Two more Labour-led councils freeze council tax

By Jamie McIvor
BBC Scotland local government correspondent

  • Published
Council tax letter
Image caption,
Most Scottish councils are set to increase the council tax for the first time since 2007

Two more Labour-led councils have voted to voluntarily freeze the basic rate of council tax.

North Lanarkshire said it would not pass what it called government cuts on to residents.

Stirling, which also has a Labour leader, said it had voted to freeze council tax "to protect the pockets of Stirling residents".

It takes the number of Labour-led councils to back a freeze to eight. Most councils have opted for 3% rises.

The eight Labour-led councils to confirm voluntary council tax freezes are:

  • South Lanarkshire
  • North Lanarkshire
  • Stirling
  • Renfrewshire
  • Inverclyde
  • Aberdeen
  • West Lothian
  • West Dunbartonshire

All those councils have Labour leaders.

Residents whose homes are in property bands E, F, G or H will still see their bills rise as a result of national changes.

However, the freeze in basic bills will inevitably add to the pressure on these council's finances.

The leader of North Lanarkshire Council, councillor Jim Logue, said: "There has been much speculation about the council's ability to raise council tax by up to 3%.

"However, the Scottish government have already increased substantially the amount people in Bands E to H will pay.

"That means households in Band E will have their bill hiked by 7.5%, rising to 22.5% for Band H households. We are not prepared to put more pressure on struggling families, so there will be no council-imposed increase.

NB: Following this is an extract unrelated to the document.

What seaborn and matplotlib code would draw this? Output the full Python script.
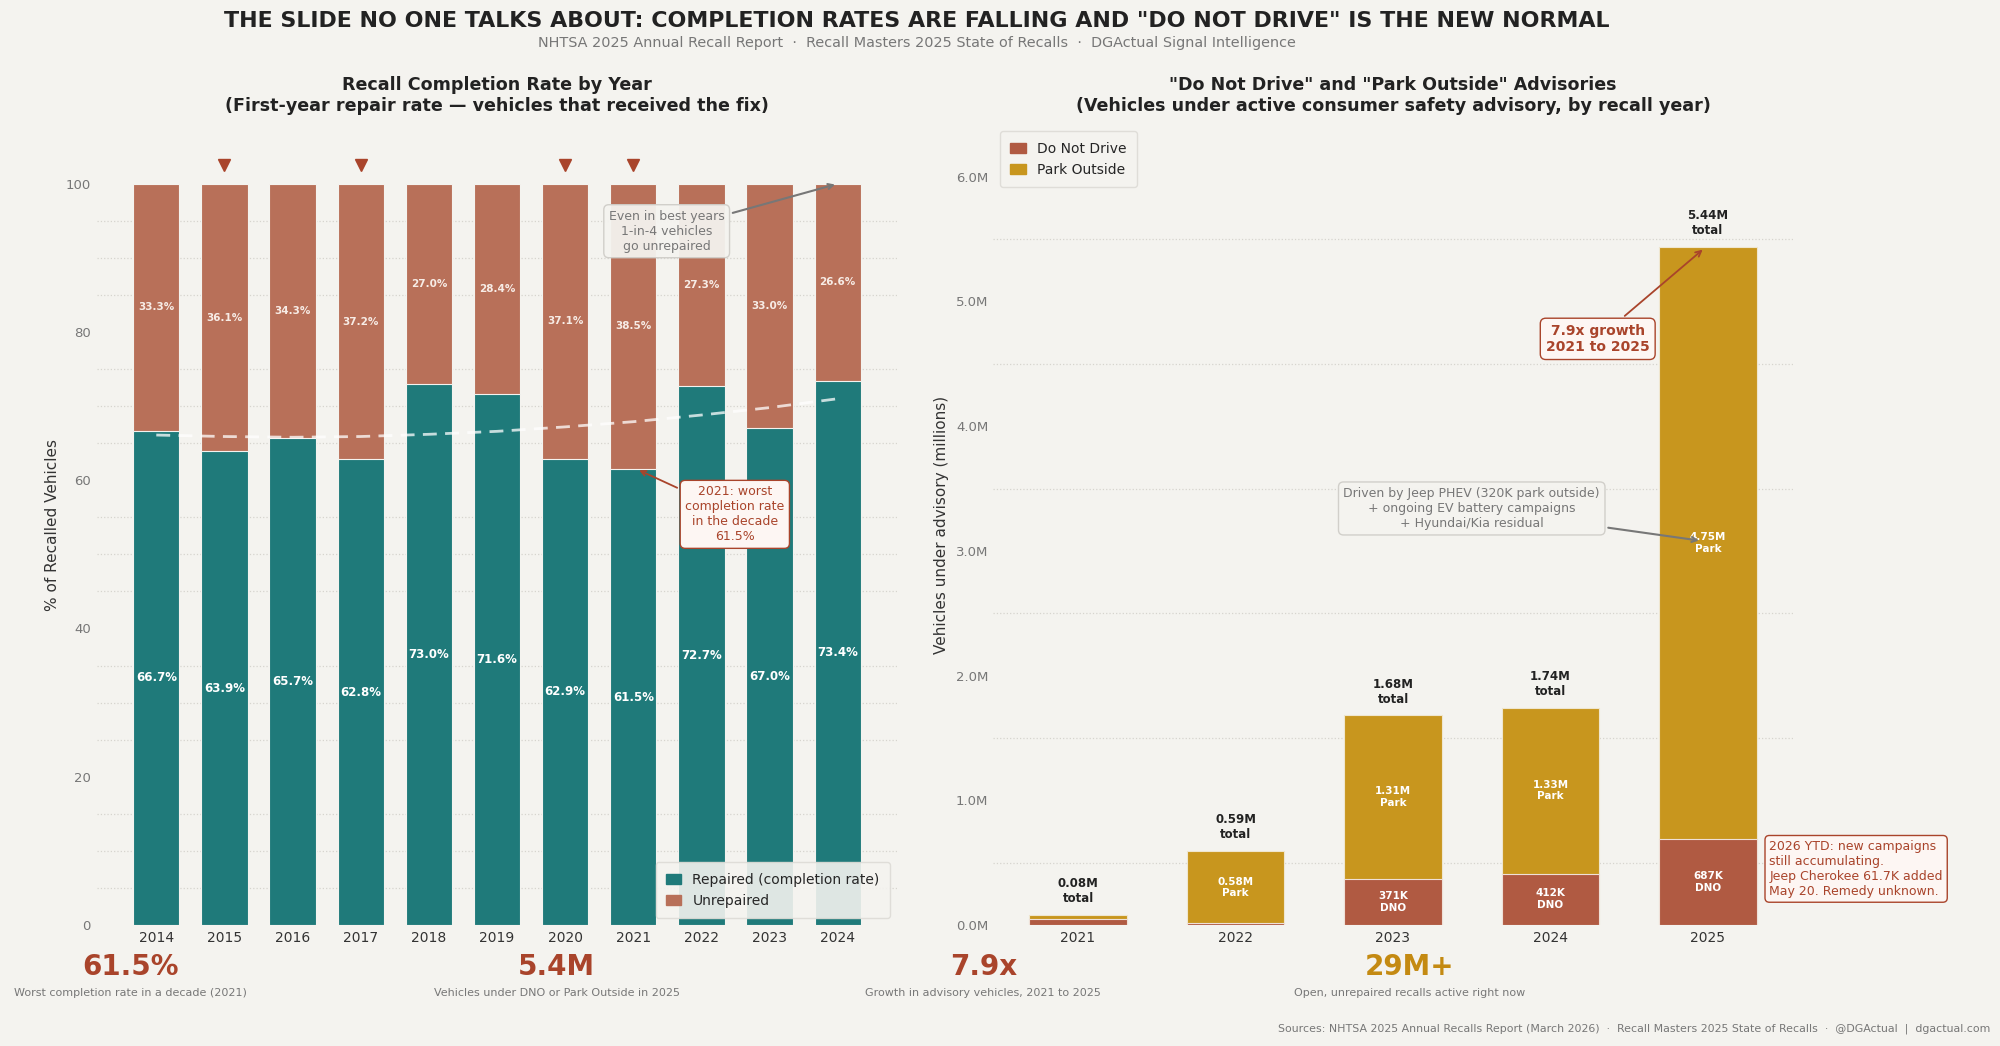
import numpy as np
import pandas as pd
import matplotlib
matplotlib.use("Agg")
import matplotlib.pyplot as plt
import seaborn as sns
from matplotlib.patches import Patch
from matplotlib.ticker import FixedLocator, FuncFormatter

# --- datos: tasa de reparacion por anio ---
years = ["2014", "2015", "2016", "2017", "2018", "2019", "2020", "2021", "2022", "2023", "2024"]
repaired = [66.7, 63.9, 65.7, 62.8, 73.0, 71.6, 62.9, 61.5, 72.7, 67.0, 73.4]
unrepaired = [33.3, 36.1, 34.3, 37.2, 27.0, 28.4, 37.1, 38.5, 27.3, 33.0, 26.6]
trend = [66.1, 65.9, 65.8, 65.9, 66.2, 66.6, 67.2, 67.9, 68.8, 69.8, 71.0]
low_years = ["2015", "2017", "2020", "2021"]

# --- datos: avisos DNO / Park Outside (millones) ---
adv_years = ["2021", "2022", "2023", "2024", "2025"]
dno = [0.045, 0.012, 0.371, 0.412, 0.687]
park = [0.035, 0.58, 1.31, 1.33, 4.75]
totals = [0.08, 0.59, 1.68, 1.74, 5.44]
dno_labels = [None, None, "371K", "412K", "687K"]
park_labels = [None, "0.58M", "1.31M", "1.33M", "4.75M"]

# --- tarjetas de resumen ---
stat_values = ["61.5%", "5.4M", "7.9x", "29M+"]
stat_texts = ["Worst completion rate in a decade (2021)",
              "Vehicles under DNO or Park Outside in 2025",
              "Growth in advisory vehicles, 2021 to 2025",
              "Open, unrepaired recalls active right now"]

BG = "#f4f3ef"
TEAL = "#1f7a7a"
UNREP = "#b87059"
DNO_C = "#b05a42"
PARK_C = "#c8961e"
ACCENT = "#a9442b"
GOLD = "#c48a12"
DARK = "#222222"
GRAY = "#777777"

sns.set_theme(style="white")
plt.rcParams["font.family"] = ["DejaVu Sans"]
plt.rcParams["figure.facecolor"] = BG
plt.rcParams["axes.facecolor"] = BG
plt.rcParams["savefig.facecolor"] = BG

fig = plt.figure(figsize=(20, 10.46), dpi=100)
ax1 = fig.add_axes([0.0485, 0.1157, 0.4, 0.7653])
ax2 = fig.add_axes([0.4965, 0.1157, 0.4, 0.7653])

# ================= panel izquierdo =================
df1 = pd.DataFrame({"year": years, "repaired": repaired, "unrepaired": unrepaired})
df1["total"] = df1["repaired"] + df1["unrepaired"]

sns.barplot(data=df1, x="year", y="total", color=UNREP, saturation=1, width=0.68,
            edgecolor=BG, linewidth=0.8, errorbar=None, ax=ax1, zorder=2)
sns.barplot(data=df1, x="year", y="repaired", color=TEAL, saturation=1, width=0.68,
            edgecolor=BG, linewidth=0.8, errorbar=None, ax=ax1, zorder=3)

for i, (r, u) in enumerate(zip(repaired, unrepaired)):
    ax1.text(i, r / 2, f"{r:.1f}%", ha="center", va="center", color="white",
             fontsize=8.5, fontweight="bold", zorder=5)
    ax1.text(i, r + u / 2, f"{u:.1f}%", ha="center", va="center", color="#f7ece6",
             fontsize=7.5, fontweight="bold", zorder=5)

ax1.plot(range(len(years)), trend, ls=(0, (5, 3)), color="white", alpha=0.75, lw=2, zorder=4)

for y in low_years:
    ax1.plot(years.index(y), 102.5, marker="v", color=ACCENT, markersize=8, ls="none",
             clip_on=False, zorder=5)

ax1.annotate("Even in best years\n1-in-4 vehicles\ngo unrepaired", xy=(10, 100), xytext=(7.49, 93.6),
             ha="center", va="center", fontsize=9, color=GRAY, zorder=6,
             bbox=dict(boxstyle="round,pad=0.4", fc=BG, ec="#cfcdc8", alpha=0.95),
             arrowprops=dict(arrowstyle="->", color=GRAY, lw=1.5))
ax1.annotate("2021: worst\ncompletion rate\nin the decade\n61.5%", xy=(7.05, 61.5), xytext=(8.49, 55.4),
             ha="center", va="center", fontsize=9, color=ACCENT, zorder=6,
             bbox=dict(boxstyle="round,pad=0.4", fc="#fdf6f3", ec=ACCENT),
             arrowprops=dict(arrowstyle="->", color=ACCENT, lw=1.3))

ax1.set_xlim(-0.87, 10.87)
ax1.set_ylim(0, 108)
ax1.yaxis.set_major_locator(FixedLocator(np.arange(0, 101, 20)))
ax1.yaxis.set_minor_locator(FixedLocator(np.arange(0, 101, 5)))
ax1.grid(which="minor", axis="y", ls=":", color="#d6d4ce", lw=0.9)
ax1.grid(which="major", axis="both", visible=False)
ax1.set_axisbelow(True)
ax1.tick_params(axis="y", which="both", length=0, labelsize=9.5, labelcolor=GRAY, pad=4.5)
ax1.tick_params(axis="x", length=0, labelsize=10, labelcolor="#333333", pad=4)
ax1.set_xlabel("")
ax1.set_ylabel("% of Recalled Vehicles", fontsize=11, color="#333333", labelpad=4)
ax1.set_title("Recall Completion Rate by Year\n(First-year repair rate \u2014 vehicles that received the fix)",
              fontsize=12.6, fontweight="bold", color=DARK, pad=10)
ax1.legend(handles=[Patch(color=TEAL, label="Repaired (completion rate)"),
                    Patch(color=UNREP, label="Unrepaired")],
           loc="lower right", fontsize=10, frameon=True, facecolor=BG, edgecolor="#dddbd6",
           framealpha=0.9, borderpad=0.75, handlelength=1.1)

# ================= panel derecho =================
df2 = pd.DataFrame({"year": adv_years, "dno": dno, "park": park})
df2["stack"] = df2["dno"] + df2["park"]

sns.barplot(data=df2, x="year", y="stack", color=PARK_C, saturation=1, width=0.62,
            edgecolor="#efe6cf", linewidth=0.8, errorbar=None, ax=ax2, zorder=2)
sns.barplot(data=df2, x="year", y="dno", color=DNO_C, saturation=1, width=0.62,
            edgecolor="#efe0d8", linewidth=0.8, errorbar=None, ax=ax2, zorder=3)

for i in range(len(adv_years)):
    if dno_labels[i]:
        ax2.text(i, dno[i] / 2, f"{dno_labels[i]}\nDNO", ha="center", va="center",
                 color="white", fontsize=7.5, fontweight="bold", zorder=5)
    if park_labels[i]:
        ax2.text(i, dno[i] + park[i] / 2, f"{park_labels[i]}\nPark", ha="center", va="center",
                 color="white", fontsize=7.5, fontweight="bold", zorder=5)
    ax2.annotate(f"{totals[i]:.2f}M\ntotal", xy=(i, dno[i] + park[i]), xytext=(0, 7),
                 textcoords="offset points", ha="center", va="bottom", color=DARK,
                 fontsize=8.5, fontweight="bold", zorder=5)

ax2.annotate("7.9x growth\n2021 to 2025", xy=(3.98, 5.43), xytext=(3.30, 4.70),
             ha="center", va="center", fontsize=10, fontweight="bold", color=ACCENT, zorder=6,
             bbox=dict(boxstyle="round,pad=0.4", fc="#fdf6f3", ec=ACCENT),
             arrowprops=dict(arrowstyle="->", color=ACCENT, lw=1.3))
ax2.annotate("Driven by Jeep PHEV (320K park outside)\n+ ongoing EV battery campaigns\n+ Hyundai/Kia residual",
             xy=(3.96, 3.08), xytext=(2.50, 3.34),
             ha="center", va="center", fontsize=9, color=GRAY, zorder=6,
             bbox=dict(boxstyle="round,pad=0.4", fc=BG, ec="#cfcdc8", alpha=0.95),
             arrowprops=dict(arrowstyle="->", color=GRAY, lw=1.5))
ax2.text(4.39, 0.45, "2026 YTD: new campaigns\nstill accumulating.\nJeep Cherokee 61.7K added\nMay 20. Remedy unknown.",
         ha="left", va="center", fontsize=9, color=ACCENT, zorder=6, clip_on=False,
         bbox=dict(boxstyle="round,pad=0.35", fc="#fdf6f3", ec=ACCENT))

ax2.set_xlim(-0.54, 4.54)
ax2.set_ylim(0, max(totals) * 1.18)
ax2.yaxis.set_major_locator(FixedLocator(np.arange(0, 6.1, 1.0)))
ax2.yaxis.set_minor_locator(FixedLocator(np.arange(0, 5.6, 0.5)))
ax2.yaxis.set_major_formatter(FuncFormatter(lambda v, p: f"{v:.1f}M"))
ax2.grid(which="minor", axis="y", ls=":", color="#d6d4ce", lw=0.9)
ax2.grid(which="major", axis="both", visible=False)
ax2.set_axisbelow(True)
ax2.tick_params(axis="y", which="both", length=0, labelsize=9.5, labelcolor=GRAY, pad=3.5)
ax2.tick_params(axis="x", length=0, labelsize=10, labelcolor="#333333", pad=4)
ax2.set_xlabel("")
ax2.set_ylabel("Vehicles under advisory (millions)", fontsize=11, color="#333333", labelpad=5)
ax2.set_title("\"Do Not Drive\" and \"Park Outside\" Advisories\n(Vehicles under active consumer safety advisory, by recall year)",
              fontsize=12.6, fontweight="bold", color=DARK, pad=10)
ax2.legend(handles=[Patch(color=DNO_C, label="Do Not Drive"),
                    Patch(color=PARK_C, label="Park Outside")],
           loc="upper left", fontsize=10, frameon=True, facecolor=BG, edgecolor="#dddbd6",
           framealpha=0.9, borderpad=0.75, handlelength=1.1)

for a in (ax1, ax2):
    sns.despine(ax=a, left=True, bottom=True)

# ================= textos de figura =================
fig.text(0.4585, 0.980, "THE SLIDE NO ONE TALKS ABOUT: COMPLETION RATES ARE FALLING AND \"DO NOT DRIVE\" IS THE NEW NORMAL",
         ha="center", va="center", fontsize=15.9, fontweight="bold", color=DARK)
fig.text(0.4585, 0.959, "NHTSA 2025 Annual Recall Report  \u00b7  Recall Masters 2025 State of Recalls  \u00b7  DGActual Signal Intelligence",
         ha="center", va="center", fontsize=10.4, color=GRAY)

stat_colors = [ACCENT, ACCENT, ACCENT, GOLD]
for k, (v, t, c) in enumerate(zip(stat_values, stat_texts, stat_colors)):
    xk = 0.065 + k * 0.2133
    fig.text(xk, 1 - 967 / 1046, v, ha="center", va="center", fontsize=20, fontweight="bold", color=c)
    fig.text(xk, 1 - 993 / 1046, t, ha="center", va="center", fontsize=8, color=GRAY)

fig.text(0.995, 1 - 1029 / 1046,
         "Sources: NHTSA 2025 Annual Recalls Report (March 2026)  \u00b7  Recall Masters 2025 State of Recalls  \u00b7  @DGActual  |  dgactual.com",
         ha="right", va="center", fontsize=7.9, color=GRAY)

fig.savefig("out.png", dpi=100)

"This is a budget which invests where it is needed most: more money for vulnerable older adults, more money for vulnerable young adults with complex needs and more money to head teachers to determine expenditure directly according to the specific needs of the communities they serve."

'Vital services'

Stirling Council leader Johanna Boyd said: "This budget aims to protect the vital services Stirling Council provides while ensuring that we also protect the pockets of Stirling's residents.

"We are dedicated to improving Stirling's urban and rural infrastructure and our commitment to fund various capital projects over the coming year will mean that various areas will benefit.

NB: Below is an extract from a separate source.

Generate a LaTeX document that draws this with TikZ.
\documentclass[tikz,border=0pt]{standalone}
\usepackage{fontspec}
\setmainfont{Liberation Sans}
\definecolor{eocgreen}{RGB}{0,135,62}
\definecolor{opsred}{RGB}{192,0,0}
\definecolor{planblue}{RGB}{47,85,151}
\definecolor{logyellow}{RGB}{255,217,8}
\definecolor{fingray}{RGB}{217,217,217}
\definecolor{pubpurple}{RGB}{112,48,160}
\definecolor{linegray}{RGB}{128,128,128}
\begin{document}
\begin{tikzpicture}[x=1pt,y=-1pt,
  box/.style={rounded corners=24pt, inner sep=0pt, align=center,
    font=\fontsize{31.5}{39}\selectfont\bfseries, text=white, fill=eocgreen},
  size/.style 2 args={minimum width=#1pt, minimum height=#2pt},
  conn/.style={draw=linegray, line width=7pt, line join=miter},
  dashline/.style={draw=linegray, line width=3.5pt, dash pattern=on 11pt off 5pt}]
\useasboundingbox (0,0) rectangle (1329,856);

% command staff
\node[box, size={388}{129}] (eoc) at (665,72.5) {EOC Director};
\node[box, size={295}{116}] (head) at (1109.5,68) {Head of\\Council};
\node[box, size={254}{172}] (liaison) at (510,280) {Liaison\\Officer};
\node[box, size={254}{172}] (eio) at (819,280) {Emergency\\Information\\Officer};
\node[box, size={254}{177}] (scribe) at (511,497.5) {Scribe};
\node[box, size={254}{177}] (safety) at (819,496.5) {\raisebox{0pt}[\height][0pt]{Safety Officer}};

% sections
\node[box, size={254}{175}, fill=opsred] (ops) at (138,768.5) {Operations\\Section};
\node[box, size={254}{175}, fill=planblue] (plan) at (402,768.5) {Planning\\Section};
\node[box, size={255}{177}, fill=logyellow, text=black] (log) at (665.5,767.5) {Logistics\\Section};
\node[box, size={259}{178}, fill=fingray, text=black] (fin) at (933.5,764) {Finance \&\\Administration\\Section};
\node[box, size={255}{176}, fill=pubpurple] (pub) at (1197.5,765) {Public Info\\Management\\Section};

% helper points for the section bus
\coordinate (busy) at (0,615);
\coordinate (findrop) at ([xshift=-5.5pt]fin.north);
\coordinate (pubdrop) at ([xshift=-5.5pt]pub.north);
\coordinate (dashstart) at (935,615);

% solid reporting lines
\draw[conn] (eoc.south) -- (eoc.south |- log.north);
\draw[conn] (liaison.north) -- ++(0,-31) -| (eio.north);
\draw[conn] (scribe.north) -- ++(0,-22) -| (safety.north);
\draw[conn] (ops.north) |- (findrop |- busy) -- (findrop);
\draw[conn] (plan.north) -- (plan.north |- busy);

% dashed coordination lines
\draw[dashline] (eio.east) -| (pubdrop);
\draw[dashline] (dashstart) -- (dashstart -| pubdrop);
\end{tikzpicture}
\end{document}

"Our City Region Deal will also provide a huge boost to both the local and national economy, and over the next 12 months funding will be provided for projects to support this."

Three other councils, East Dunbartonshire, East Ayrshire and Argyll and Bute, on Thursday agreed to 3% increases in the basic rate of council tax. Three more, Dumfries and Galloway, North Ayrshire and South Ayrshire, have still to set their rate.

Critics may say a council tax rise would at least help to reduce the pressure on finances and help mitigate any cuts in services or savings targets.

Supporters of the Scottish government would argue a council which freezes council tax may find it hard to argue convincingly that it gets too little government cash.